[DATA]
⟨

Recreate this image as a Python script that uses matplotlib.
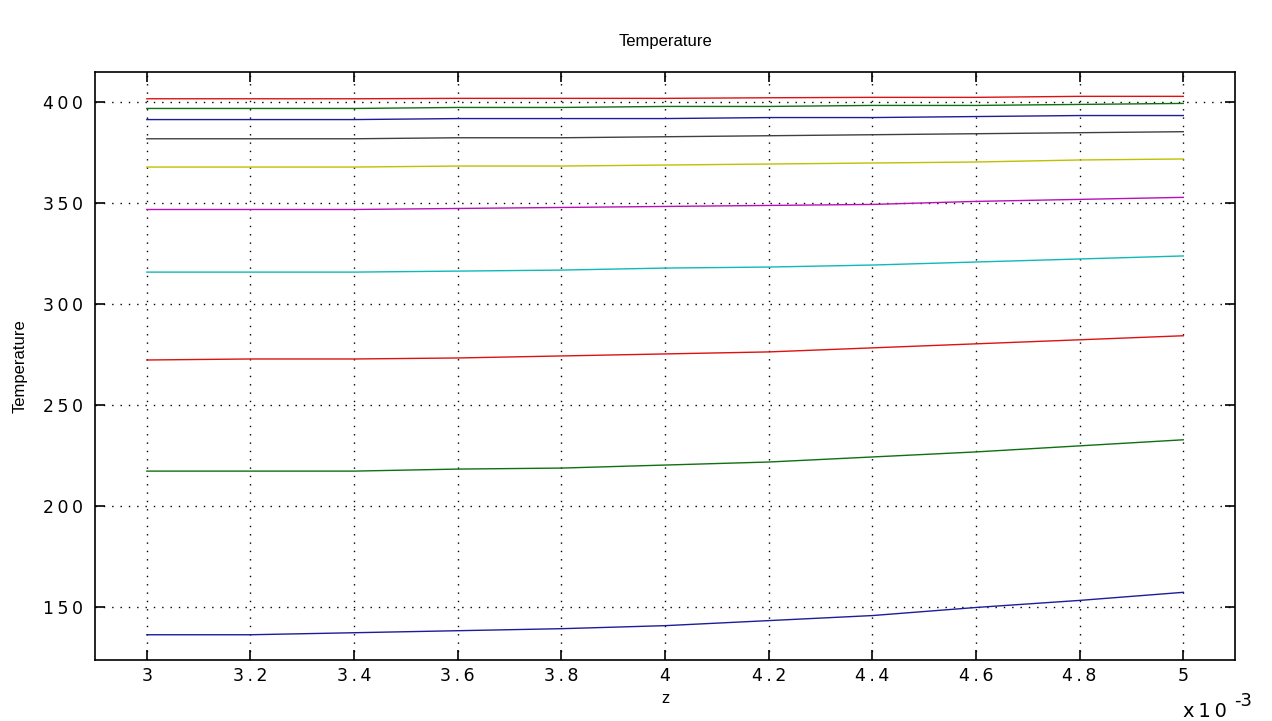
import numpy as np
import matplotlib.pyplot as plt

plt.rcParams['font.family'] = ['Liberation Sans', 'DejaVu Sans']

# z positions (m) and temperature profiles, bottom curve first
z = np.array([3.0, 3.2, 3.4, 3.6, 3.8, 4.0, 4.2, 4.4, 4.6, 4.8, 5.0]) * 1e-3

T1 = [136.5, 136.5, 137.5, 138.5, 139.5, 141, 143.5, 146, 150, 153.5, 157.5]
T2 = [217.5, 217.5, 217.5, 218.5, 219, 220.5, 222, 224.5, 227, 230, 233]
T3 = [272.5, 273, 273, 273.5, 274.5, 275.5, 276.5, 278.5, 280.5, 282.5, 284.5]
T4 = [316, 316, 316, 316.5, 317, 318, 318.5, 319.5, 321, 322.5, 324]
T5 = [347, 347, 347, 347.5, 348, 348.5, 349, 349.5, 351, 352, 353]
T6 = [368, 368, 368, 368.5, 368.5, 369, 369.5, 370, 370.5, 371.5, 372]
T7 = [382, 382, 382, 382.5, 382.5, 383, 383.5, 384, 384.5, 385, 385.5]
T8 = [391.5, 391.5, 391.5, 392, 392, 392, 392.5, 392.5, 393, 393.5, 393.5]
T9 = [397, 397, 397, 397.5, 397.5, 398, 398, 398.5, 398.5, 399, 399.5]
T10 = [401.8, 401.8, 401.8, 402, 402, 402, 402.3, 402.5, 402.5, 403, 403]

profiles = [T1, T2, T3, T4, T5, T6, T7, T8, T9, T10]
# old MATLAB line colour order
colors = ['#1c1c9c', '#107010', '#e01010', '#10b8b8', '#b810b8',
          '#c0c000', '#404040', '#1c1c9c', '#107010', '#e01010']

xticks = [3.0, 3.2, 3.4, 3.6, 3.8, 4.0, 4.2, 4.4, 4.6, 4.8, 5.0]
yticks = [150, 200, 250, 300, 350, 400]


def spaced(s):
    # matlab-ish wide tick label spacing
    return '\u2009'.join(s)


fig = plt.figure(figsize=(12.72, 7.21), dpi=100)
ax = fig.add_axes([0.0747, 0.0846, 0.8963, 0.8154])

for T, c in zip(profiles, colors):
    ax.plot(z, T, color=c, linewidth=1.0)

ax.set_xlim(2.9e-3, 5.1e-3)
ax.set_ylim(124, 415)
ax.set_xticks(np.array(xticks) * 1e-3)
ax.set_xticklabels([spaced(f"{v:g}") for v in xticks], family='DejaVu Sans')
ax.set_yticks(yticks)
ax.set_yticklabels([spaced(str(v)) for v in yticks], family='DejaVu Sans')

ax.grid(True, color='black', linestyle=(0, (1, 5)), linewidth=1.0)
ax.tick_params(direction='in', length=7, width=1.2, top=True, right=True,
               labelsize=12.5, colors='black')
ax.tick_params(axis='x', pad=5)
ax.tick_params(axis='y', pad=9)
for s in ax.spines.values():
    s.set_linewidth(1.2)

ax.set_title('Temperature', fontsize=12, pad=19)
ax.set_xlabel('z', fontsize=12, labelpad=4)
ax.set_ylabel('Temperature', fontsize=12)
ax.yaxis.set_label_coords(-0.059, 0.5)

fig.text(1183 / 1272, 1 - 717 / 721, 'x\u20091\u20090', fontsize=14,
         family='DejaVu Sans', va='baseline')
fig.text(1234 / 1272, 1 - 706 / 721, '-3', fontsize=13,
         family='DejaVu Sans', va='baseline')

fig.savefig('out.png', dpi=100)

⟩

[DIRECTIONS FOR THIS TASK]
Leave out any pictures and return exactly the lines from the beginning of the data through the line with "5.0]) * 1e-3", inclusive.

[FINAL ANSWER]
Recreate this image as a Python script that uses matplotlib.
import numpy as np
import matplotlib.pyplot as plt

plt.rcParams['font.family'] = ['Liberation Sans', 'DejaVu Sans']

# z positions (m) and temperature profiles, bottom curve first
z = np.array([3.0, 3.2, 3.4, 3.6, 3.8, 4.0, 4.2, 4.4, 4.6, 4.8, 5.0]) * 1e-3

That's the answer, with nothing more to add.